§ **EXERCISE TASK**
Your output is the lines from the first one to the one containing "1.53, 27.3, 0.146];", repeated exactly, with images left out.

§ **COLLECTED DATA**
- - -

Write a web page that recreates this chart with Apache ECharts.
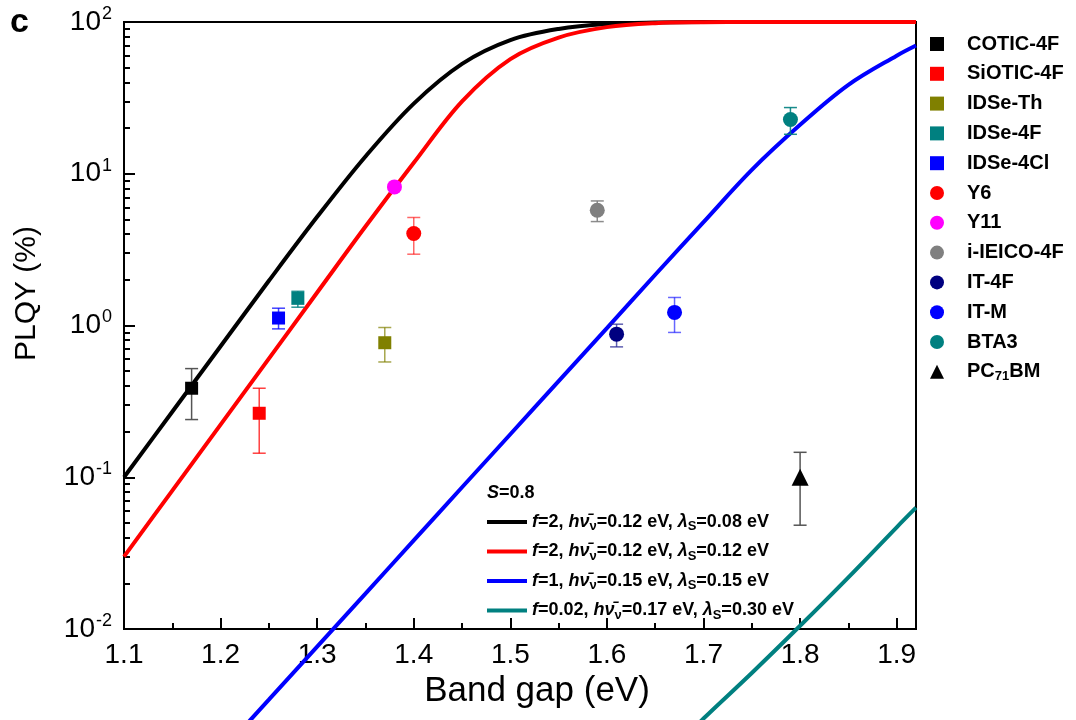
<!DOCTYPE html>
<html><head><meta charset="utf-8">
<script src="https://cdn.jsdelivr.net/npm/echarts@6/dist/echarts.min.js"></script>
<style>html,body{margin:0;padding:0;background:#fff}#c{width:1076px;height:720px}</style>
</head><body><div id="c"></div>
<script>
// ---- data ----
const compounds = ['COTIC-4F','SiOTIC-4F','IDSe-Th','IDSe-4F','IDSe-4Cl','Y6','Y11','i-IEICO-4F','IT-4F','IT-M','BTA3','PC71BM'];
const bandGap  = [1.17, 1.24, 1.37, 1.28, 1.26, 1.40, 1.38, 1.59, 1.61, 1.67, 1.79, 1.80];
const plqy     = [0.386, 0.264, 0.77, 1.51, 1.12, 4.04, 8.19, 5.75, 0.877, 1.22, 22.8, 0.100];
const errLow   = [0.24, 0.144, 0.575, 1.32, 0.95, 2.95, null, 4.84, 0.723, 0.90, 18.2, 0.0483];
const errHigh  = [0.52, 0.386, 0.97, 1.68, 1.30, 5.15, null, 6.62, 1.02, 1.53, 27.3, 0.146];

const curveNames = ['f=2, hv=0.12 eV, λS=0.08 eV','f=2, hv=0.12 eV, λS=0.12 eV','f=1, hv=0.15 eV, λS=0.15 eV','f=0.02, hv=0.17 eV, λS=0.30 eV'];
const curveF   = ['2','2','1','0.02'];
const curveHv  = ['0.12','0.12','0.15','0.17'];
const curveLam = ['0.08','0.12','0.15','0.30'];
const curveBlack = [[1.10,0.10],[1.15,0.27],[1.20,0.73],[1.25,1.97],[1.30,5.2],[1.35,13],[1.40,29],[1.45,53],[1.50,76],[1.55,90],[1.60,97],[1.65,99.3],[1.70,99.9],[1.80,100],[1.92,100]];
const curveRed   = [[1.10,0.030],[1.15,0.0817],[1.20,0.222],[1.25,0.605],[1.30,1.65],[1.35,4.49],[1.40,11.8],[1.45,30],[1.50,57],[1.55,79],[1.60,92.5],[1.65,98.3],[1.70,99.7],[1.75,100],[1.92,100]];
const curveBlue  = [[1.20,0.00153],[1.25,0.00342],[1.30,0.00766],[1.35,0.0171],[1.40,0.0384],[1.45,0.0859],[1.50,0.192],[1.55,0.43],[1.60,0.96],[1.65,2.16],[1.70,4.8],[1.75,10.6],[1.80,21],[1.85,38.5],[1.90,60],[1.92,70]];
const curveTeal  = [[1.68,0.0019],[1.70,0.00257],[1.75,0.00513],[1.80,0.0105],[1.85,0.0219],[1.90,0.0468],[1.92,0.063]];
const xTicks = [1.1,1.2,1.3,1.4,1.5,1.6,1.7,1.8,1.9];
const sParam = '0.8';

// ---- styles ----
const FONT = 'Liberation Sans, Arial, sans-serif';
const markerColors = ['#000000','#ff0000','#808000','#008080','#0000ff','#ff0000','#ff00ff','#808080','#000080','#0000ff','#008080','#000000'];
const errColors = ['#555555','rgba(255,0,0,0.75)','rgba(128,128,0,0.7)','rgba(0,128,128,0.85)','rgba(0,0,255,0.75)','rgba(255,0,0,0.6)','#ff00ff','rgba(128,128,128,0.9)','rgba(40,40,150,0.75)','rgba(0,0,255,0.6)','rgba(0,128,128,0.9)','#555555'];
const markerShapes = ['rect','rect','rect','rect','rect','circle','circle','circle','circle','circle','circle','triangle'];
const markerSizes = [13,13,13,13,13,15,15,15,15,15,15,17];
const curveColors = ['#000000','#ff0000','#0000ff','#008080'];
const curves = [curveBlack, curveRed, curveBlue, curveTeal];

const chart = echarts.init(document.getElementById('c'), null, {renderer:'canvas'});

const series = [];
curves.forEach((c, i) => {
  series.push({
    name: curveNames[i], type: 'line', data: c, symbol: 'none', showSymbol: false,
    smooth: 0.35, clip: false, z: 2,
    lineStyle: {color: curveColors[i], width: 4}, itemStyle: {color: curveColors[i]}
  });
});
const errData = compounds.map((n, i) => [bandGap[i], errLow[i], errHigh[i], i]).filter(d => d[1] != null);
series.push({
  name: 'errorbars', type: 'custom', z: 3, clip: false,
  data: errData,
  renderItem: (params, api) => {
    const x = api.value(0), lo = api.value(1), hi = api.value(2), idx = api.value(3);
    const pLo = api.coord([x, lo]), pHi = api.coord([x, hi]);
    const hw = 6.5;
    const st = {stroke: errColors[idx], lineWidth: 1.5, fill: null};
    return {type: 'group', children: [
      {type: 'line', shape: {x1: pLo[0], y1: pLo[1], x2: pHi[0], y2: pHi[1]}, style: st},
      {type: 'line', shape: {x1: pLo[0]-hw, y1: pLo[1], x2: pLo[0]+hw, y2: pLo[1]}, style: st},
      {type: 'line', shape: {x1: pHi[0]-hw, y1: pHi[1], x2: pHi[0]+hw, y2: pHi[1]}, style: st}
    ]};
  }
});
compounds.forEach((n, i) => {
  series.push({
    name: n, type: 'scatter', z: 4, data: [[bandGap[i], plqy[i]]],
    symbol: markerShapes[i], symbolSize: markerSizes[i],
    itemStyle: {color: markerColors[i], opacity: 1}
  });
});

const legendLabel = {};
curveNames.forEach((n, i) => {
  legendLabel[n] = '{i|f}=' + curveF[i] + ', {i|h}{i|ν̄}{sub|ν}=' + curveHv[i] + ' eV, {i|λ}{sub|S}=' + curveLam[i] + ' eV';
});

const option = {
  backgroundColor: '#fff',
  animation: false,
  grid: {left: 124, right: 160, top: 22, bottom: 91, show: true, borderColor: '#000', borderWidth: 2},
  xAxis: {
    type: 'value', min: 1.1, max: 1.92, interval: 0.1,
    name: 'Band gap (eV)', nameLocation: 'middle', nameGap: 42,
    nameTextStyle: {fontSize: 35, fontFamily: FONT, color: '#000', padding: [0,0,0,34]},
    axisLine: {show: true, lineStyle: {color: '#000', width: 2}},
    axisTick: {show: true, inside: true, length: 11, lineStyle: {color: '#000', width: 2}},
    minorTick: {show: true, splitNumber: 2, length: 6, lineStyle: {color: '#000', width: 2}},
    splitLine: {show: false}, minorSplitLine: {show: false},
    axisLabel: {fontSize: 28, fontFamily: FONT, color: '#000', margin: 12,
      formatter: v => (xTicks.some(t => Math.abs(t - v) < 1e-6) ? v.toFixed(1) : '')}
  },
  yAxis: {
    type: 'log', logBase: 10, min: 0.01, max: 100,
    name: 'PLQY (%)', nameLocation: 'middle', nameGap: 82,
    nameTextStyle: {fontSize: 30, fontFamily: FONT, color: '#000', padding: [0,0,0,64]},
    axisLine: {show: true, lineStyle: {color: '#000', width: 2}},
    axisTick: {show: true, inside: true, length: 11, lineStyle: {color: '#000', width: 2}},
    minorTick: {show: true, splitNumber: 9, length: 6, lineStyle: {color: '#000', width: 2}},
    splitLine: {show: false}, minorSplitLine: {show: false},
    axisLabel: {margin: 12, color: '#000',
      formatter: v => '{b|10}{s|' + Math.round(Math.log10(v)) + '}',
      rich: {b: {fontSize: 28, fontFamily: FONT, color: '#000'},
             s: {fontSize: 18, fontFamily: FONT, color: '#000', padding: [0,0,16,1]}}}
  },
  legend: [{
    data: compounds, orient: 'vertical', left: 925, top: 29,
    itemWidth: 14, itemHeight: 14, itemGap: 9.8,
    textStyle: {fontSize: 20, fontWeight: 'bold', fontFamily: FONT, color: '#000', padding: [0,0,0,18],
      rich: {sub: {fontSize: 13, fontWeight: 'bold', fontFamily: FONT, color: '#000', padding: [10,0,0,0]}}},
    formatter: n => n === 'PC71BM' ? 'PC{sub|71}BM' : n,
    selectedMode: false
  }, {
    data: curveNames, orient: 'vertical', left: 482, top: 508,
    icon: 'rect', itemWidth: 40, itemHeight: 4, itemGap: 9.5,
    textStyle: {fontSize: 18, fontWeight: 'bold', fontFamily: FONT, color: '#000',
      rich: {i: {fontSize: 18, fontWeight: 'bold', fontStyle: 'italic', fontFamily: FONT, color: '#000'},
             sub: {fontSize: 13, fontWeight: 'bold', fontFamily: FONT, color: '#000', padding: [9,0,0,0]}}},
    formatter: n => legendLabel[n],
    selectedMode: false
  }],
  graphic: [
    {type: 'text', left: 10, top: 6, style: {text: 'c', font: 'bold 34px ' + FONT, fill: '#000'}},
    {type: 'text', left: 487, top: 484, style: {text: '{i|S}=' + sParam, font: 'bold 18px ' + FONT, fill: '#000',
      rich: {i: {fontStyle: 'italic', fontWeight: 'bold', fontSize: 18, fontFamily: FONT, fill: '#000'}}}}
  ],
  series: series
};
chart.setOption(option);
</script>
</body></html>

- - -

§ **THE OUTPUT**
Write a web page that recreates this chart with Apache ECharts.
<!DOCTYPE html>
<html><head><meta charset="utf-8">
<script src="https://cdn.jsdelivr.net/npm/echarts@6/dist/echarts.min.js"></script>
<style>html,body{margin:0;padding:0;background:#fff}#c{width:1076px;height:720px}</style>
</head><body><div id="c"></div>
<script>
// ---- data ----
const compounds = ['COTIC-4F','SiOTIC-4F','IDSe-Th','IDSe-4F','IDSe-4Cl','Y6','Y11','i-IEICO-4F','IT-4F','IT-M','BTA3','PC71BM'];
const bandGap  = [1.17, 1.24, 1.37, 1.28, 1.26, 1.40, 1.38, 1.59, 1.61, 1.67, 1.79, 1.80];
const plqy     = [0.386, 0.264, 0.77, 1.51, 1.12, 4.04, 8.19, 5.75, 0.877, 1.22, 22.8, 0.100];
const errLow   = [0.24, 0.144, 0.575, 1.32, 0.95, 2.95, null, 4.84, 0.723, 0.90, 18.2, 0.0483];
const errHigh  = [0.52, 0.386, 0.97, 1.68, 1.30, 5.15, null, 6.62, 1.02, 1.53, 27.3, 0.146];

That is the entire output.